The episodes of Naked Lunch bloom and recede like persistent hallucinations. But hallucinations are not mere fancy; they reconstruct and renovate experience. “Fall asleep reading and the words take on code significance.” Burroughs deliberately blurs the perspectives of half-sleep and wakefulness, trusting that there’s something of value to be found along the frontiers. And at its most lyrical, Burroughs’ prose displays an intoxication with language itself that inevitably aligns it to Joyce, sex and all. The compression of images couples with the ache of flooding memories.
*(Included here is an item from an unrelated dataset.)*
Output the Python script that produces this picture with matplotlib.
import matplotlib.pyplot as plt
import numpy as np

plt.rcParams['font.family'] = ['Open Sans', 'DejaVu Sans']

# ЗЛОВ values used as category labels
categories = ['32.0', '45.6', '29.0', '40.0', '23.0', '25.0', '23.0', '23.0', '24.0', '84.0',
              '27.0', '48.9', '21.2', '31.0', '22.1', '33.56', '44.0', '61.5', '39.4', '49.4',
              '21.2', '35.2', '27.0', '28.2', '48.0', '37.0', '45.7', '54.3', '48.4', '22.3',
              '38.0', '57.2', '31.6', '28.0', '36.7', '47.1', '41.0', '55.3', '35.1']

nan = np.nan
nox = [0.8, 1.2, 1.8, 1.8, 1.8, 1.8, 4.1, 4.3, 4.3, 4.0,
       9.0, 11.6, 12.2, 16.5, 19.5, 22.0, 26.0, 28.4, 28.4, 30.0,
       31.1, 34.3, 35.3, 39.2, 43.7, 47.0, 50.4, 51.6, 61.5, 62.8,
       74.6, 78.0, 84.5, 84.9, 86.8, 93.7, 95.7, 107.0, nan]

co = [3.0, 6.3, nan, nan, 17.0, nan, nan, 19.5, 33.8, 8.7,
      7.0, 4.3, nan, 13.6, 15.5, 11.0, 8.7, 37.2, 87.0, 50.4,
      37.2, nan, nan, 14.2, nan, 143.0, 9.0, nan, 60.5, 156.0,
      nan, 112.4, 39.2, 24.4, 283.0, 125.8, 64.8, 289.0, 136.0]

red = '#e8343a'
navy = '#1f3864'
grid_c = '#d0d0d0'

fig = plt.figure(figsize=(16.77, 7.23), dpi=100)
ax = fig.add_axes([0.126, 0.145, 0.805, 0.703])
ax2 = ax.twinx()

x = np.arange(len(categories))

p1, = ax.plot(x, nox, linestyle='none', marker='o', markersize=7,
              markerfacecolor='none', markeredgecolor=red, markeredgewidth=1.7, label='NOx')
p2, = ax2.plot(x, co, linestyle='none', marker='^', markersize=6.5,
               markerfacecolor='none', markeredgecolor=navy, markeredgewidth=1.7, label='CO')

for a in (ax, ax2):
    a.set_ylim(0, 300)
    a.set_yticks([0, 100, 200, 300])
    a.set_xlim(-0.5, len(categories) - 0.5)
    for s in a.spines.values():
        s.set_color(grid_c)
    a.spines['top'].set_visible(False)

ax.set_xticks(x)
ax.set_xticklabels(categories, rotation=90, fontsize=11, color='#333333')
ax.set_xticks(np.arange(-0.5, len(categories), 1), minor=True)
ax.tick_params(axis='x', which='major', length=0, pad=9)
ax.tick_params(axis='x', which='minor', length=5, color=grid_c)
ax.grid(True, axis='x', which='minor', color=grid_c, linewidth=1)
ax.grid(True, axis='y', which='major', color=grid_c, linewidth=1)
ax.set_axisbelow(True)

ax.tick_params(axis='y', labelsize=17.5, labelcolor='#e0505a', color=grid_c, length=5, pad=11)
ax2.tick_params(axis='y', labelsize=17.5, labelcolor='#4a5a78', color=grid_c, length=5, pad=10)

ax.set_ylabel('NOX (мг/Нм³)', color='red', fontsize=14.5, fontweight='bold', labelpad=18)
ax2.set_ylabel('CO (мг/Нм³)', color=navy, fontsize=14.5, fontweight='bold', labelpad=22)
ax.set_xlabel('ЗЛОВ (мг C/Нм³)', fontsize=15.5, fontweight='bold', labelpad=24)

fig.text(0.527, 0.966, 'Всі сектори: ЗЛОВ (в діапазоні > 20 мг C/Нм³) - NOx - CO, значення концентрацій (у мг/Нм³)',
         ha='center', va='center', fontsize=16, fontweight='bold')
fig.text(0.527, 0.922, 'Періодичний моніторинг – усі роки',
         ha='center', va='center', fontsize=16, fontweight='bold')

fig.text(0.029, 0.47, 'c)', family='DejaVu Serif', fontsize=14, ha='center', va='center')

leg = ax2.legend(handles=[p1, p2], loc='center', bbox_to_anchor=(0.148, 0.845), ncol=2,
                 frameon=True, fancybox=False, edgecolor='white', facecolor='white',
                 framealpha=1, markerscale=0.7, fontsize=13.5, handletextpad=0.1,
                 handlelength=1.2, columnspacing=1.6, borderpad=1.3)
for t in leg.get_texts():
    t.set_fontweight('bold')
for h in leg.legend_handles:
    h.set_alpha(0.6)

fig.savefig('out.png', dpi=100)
Following an act of torrid sexual climax, Burroughs writes, “A train roars through him whistle blowing… boat whistle, foghorn, sky rockets burst over oily lagoons… penny arcades open into a maze of dirty pictures…” And a paragraph later: “Time jumps like a broken typewriter, the boys are old men…” Over the course of this one page we see ecstasy produce an effect most commonly attributed to death: cryptically, William Burroughs’ life is flashing before our eyes.
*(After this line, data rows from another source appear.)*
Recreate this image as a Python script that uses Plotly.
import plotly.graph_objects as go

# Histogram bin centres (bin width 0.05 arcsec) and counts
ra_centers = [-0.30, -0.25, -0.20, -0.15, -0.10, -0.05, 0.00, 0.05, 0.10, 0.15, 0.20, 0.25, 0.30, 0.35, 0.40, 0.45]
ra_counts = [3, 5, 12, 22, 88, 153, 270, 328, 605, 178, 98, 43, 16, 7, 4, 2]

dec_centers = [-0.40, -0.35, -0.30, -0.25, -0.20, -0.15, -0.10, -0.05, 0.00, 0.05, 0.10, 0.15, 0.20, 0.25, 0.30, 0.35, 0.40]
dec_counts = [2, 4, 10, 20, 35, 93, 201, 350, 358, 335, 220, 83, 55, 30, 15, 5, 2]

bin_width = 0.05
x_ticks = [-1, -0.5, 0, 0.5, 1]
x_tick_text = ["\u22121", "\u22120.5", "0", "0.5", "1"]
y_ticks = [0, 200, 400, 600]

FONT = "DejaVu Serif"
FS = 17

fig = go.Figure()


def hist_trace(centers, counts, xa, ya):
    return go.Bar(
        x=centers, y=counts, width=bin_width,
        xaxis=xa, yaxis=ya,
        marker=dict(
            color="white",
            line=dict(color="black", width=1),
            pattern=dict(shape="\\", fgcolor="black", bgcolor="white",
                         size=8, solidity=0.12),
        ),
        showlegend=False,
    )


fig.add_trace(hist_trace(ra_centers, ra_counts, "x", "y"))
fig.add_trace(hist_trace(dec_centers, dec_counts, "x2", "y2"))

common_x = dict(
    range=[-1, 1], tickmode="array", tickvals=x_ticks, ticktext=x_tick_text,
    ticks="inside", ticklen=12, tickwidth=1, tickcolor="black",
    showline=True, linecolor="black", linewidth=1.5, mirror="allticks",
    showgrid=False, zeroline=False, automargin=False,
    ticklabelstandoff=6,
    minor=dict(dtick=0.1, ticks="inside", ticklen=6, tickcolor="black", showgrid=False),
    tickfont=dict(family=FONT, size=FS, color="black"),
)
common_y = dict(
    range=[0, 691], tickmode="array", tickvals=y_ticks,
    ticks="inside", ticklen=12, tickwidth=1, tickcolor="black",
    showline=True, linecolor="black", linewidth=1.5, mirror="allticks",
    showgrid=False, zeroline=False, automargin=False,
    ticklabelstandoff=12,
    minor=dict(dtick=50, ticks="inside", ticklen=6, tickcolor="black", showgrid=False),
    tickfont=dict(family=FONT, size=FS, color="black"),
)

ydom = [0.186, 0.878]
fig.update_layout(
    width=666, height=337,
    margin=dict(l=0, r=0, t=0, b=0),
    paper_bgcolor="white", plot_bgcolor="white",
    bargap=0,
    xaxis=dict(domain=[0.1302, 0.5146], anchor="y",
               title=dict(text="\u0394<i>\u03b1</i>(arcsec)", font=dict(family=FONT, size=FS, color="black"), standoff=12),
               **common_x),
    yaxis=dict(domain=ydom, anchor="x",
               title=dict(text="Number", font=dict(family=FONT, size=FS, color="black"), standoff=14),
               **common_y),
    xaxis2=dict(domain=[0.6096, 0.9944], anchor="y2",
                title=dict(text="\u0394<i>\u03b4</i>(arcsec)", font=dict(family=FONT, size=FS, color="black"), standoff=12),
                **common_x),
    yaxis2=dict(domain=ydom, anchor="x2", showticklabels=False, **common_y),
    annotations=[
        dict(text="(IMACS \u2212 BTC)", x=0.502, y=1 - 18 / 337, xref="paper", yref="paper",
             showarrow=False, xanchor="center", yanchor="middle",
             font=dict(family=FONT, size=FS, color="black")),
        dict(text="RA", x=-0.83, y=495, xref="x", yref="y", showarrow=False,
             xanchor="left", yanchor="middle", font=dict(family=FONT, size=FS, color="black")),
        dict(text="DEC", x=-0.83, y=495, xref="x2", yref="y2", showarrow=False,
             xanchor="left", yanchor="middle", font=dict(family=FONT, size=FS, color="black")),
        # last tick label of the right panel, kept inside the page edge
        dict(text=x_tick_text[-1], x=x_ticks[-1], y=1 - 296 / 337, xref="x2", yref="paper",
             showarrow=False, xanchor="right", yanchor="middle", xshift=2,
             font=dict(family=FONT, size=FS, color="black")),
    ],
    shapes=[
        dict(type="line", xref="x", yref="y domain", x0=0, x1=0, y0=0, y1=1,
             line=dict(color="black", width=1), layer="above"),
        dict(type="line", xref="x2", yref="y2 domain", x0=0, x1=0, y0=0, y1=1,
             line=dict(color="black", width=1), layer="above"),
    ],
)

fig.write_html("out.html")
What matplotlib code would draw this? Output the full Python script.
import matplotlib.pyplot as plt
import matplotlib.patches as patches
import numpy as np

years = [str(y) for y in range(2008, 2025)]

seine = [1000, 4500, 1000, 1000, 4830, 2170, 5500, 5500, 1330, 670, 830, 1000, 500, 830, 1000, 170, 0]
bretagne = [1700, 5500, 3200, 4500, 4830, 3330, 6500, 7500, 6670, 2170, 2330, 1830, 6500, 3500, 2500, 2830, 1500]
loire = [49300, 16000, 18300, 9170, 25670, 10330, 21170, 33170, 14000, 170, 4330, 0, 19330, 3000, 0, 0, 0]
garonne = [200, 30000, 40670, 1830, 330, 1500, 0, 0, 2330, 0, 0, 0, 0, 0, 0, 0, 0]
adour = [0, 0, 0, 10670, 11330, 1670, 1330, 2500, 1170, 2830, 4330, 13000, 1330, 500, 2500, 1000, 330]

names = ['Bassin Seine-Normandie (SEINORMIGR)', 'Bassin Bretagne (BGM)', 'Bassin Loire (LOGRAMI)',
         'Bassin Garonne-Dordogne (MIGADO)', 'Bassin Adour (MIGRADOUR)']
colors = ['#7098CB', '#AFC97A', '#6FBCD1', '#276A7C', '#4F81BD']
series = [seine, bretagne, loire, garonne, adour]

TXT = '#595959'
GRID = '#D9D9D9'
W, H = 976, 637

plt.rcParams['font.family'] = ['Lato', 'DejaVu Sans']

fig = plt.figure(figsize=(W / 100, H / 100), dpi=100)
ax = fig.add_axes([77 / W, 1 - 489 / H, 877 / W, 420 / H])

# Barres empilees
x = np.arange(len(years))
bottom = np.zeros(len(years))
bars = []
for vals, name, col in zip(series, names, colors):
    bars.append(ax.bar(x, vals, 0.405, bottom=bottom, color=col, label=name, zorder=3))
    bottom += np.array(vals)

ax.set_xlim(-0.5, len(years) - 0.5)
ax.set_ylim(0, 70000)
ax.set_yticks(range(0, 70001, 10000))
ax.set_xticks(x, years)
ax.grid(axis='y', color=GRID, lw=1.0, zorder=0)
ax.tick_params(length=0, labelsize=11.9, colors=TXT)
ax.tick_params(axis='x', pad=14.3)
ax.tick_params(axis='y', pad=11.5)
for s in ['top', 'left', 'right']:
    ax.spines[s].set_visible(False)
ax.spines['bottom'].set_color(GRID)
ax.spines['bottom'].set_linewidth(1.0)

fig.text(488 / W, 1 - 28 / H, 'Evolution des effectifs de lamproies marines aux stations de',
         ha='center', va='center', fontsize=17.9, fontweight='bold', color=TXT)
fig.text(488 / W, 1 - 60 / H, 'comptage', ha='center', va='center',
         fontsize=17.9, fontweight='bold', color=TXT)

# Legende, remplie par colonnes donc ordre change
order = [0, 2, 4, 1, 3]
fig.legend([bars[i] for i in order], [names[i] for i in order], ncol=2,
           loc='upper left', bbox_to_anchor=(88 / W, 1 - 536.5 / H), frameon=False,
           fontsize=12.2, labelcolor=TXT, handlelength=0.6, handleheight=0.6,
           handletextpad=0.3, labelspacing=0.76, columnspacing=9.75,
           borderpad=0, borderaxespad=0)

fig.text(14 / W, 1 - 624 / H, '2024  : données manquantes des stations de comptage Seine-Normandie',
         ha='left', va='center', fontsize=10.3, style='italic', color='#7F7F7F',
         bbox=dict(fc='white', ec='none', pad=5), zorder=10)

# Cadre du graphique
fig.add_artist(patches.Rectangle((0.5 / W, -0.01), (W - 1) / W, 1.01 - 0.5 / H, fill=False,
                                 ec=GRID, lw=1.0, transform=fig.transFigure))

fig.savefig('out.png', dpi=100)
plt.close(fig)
If you know anything about Burroughs, who died in 1997 at the age of 83, you know that his writing, ideas and biography are inextricably merged. And you probably know that in Mexico City in 1951 he accidentally shot and killed his wife Joan Vollmer while performing a drunken game of William Tell. He would eventually write about this event as forever haunting him yet ironically functioning as the catalyst for his writing career, but in Naked Lunch the only ghost of a memory of Vollmer appears and quickly disappears at the close of one of one of the more lucid autobiographical episodes. In Cuernavaca or Taxco—he can’t remember which—Lee and “Jane” smoke weed with some pimp and Lee flees in a fit of paranoia, finally catching a bus on his own back to Mexico City. “A year later in Tangier,” he then writes, “I heard she was dead.” David Cronenberg was right to make his film of Naked Lunch an overt hybrid of the novel and Burroughs’ life, with Vollmer’s death at the forefront. Burroughs’ novel has been rightfully heralded for speaking dark truths about social evils and human frailty, but in making blatant the loop that keeps Bill Lee circling back to confront the horrific event that formed the poisoned nucleus of Burroughs’ work, Cronenberg’s Lunch was the more Naked by far.